Но все-таки над всем царствовал футбол.
Футбол приходил в наш двор вместе с весной. Для меня весна – это не расцветающие деревья, не листья и уж тем более – не березовый сок. В детстве весна приходила, когда еще лежали горы снега, который никто не вывозил, а дворники лишь сгребали его с проезжей части. Начинало ярко светить солнце, и по всем дворам текли ручьи, превращавшиеся затем в целые реки.
Все оставляли тающие горки, санки, лыжи и бросались делать кораблики. От арки нашего дома шел уклон к Ломоносовскому проспекту, и здесь устраивались главные соревнования. Чей кораблик проплывал дальше – тот и победитель. Кто не пускал кораблики – выжигал через увеличительное стекло. И во дворе стоял резкий запах паленого дерева. Именно так пахла весна.
Потом наступало время, когда на земле и асфальте появлялись большие сухие проплешины, а снег лежал только у стен дома, в глубокой тени. И тогда все игры становились неинтересны, все занятия – скучны. Приходило время футбола. И нам было уже все равно – май это, июнь или октябрь. Главное, что это была пора, когда можно было погонять мяч.

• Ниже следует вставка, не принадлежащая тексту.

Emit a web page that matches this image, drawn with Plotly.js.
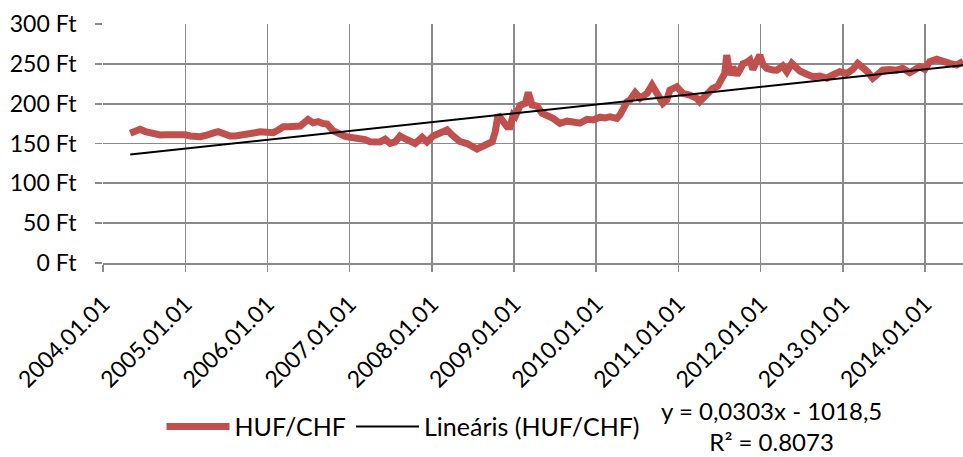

Что же такого было особенного в футболе нашего детства, что исчезло и не вернется уже никогда?
В футболе были звезды, известные всей стране. Собственно, они и были только в кино и футболе. Но если кино было миром сколь волшебным, столь и недоступным, то футбол был доступен всем. Площадка и хоть какой-нибудь мяч – больше ничего не надо.
Но это только на первый взгляд. Выйдя во двор и ударив по мячу, я становился участником спектакля, и между мной и всеми другими ребятами и звездами футбола протягивались невидимые нити. Можно было играть под Боброва, Стрельцова или Воронина. Я старался обводить, забивать, прыгать, вести мяч, как они, и точно так же вели себя остальные ребята. Мир нашего двора раздвигался, а обычный дворовый матч становился в ряд с взрослым футболом. Ведь никто не сумеет спеть песню или арию, как великий артист, для этого нужны годы обучения, а в дворовом футболе мы все были Пеле и Гарринчи. И действительно, талантливых ребят во дворах было множество.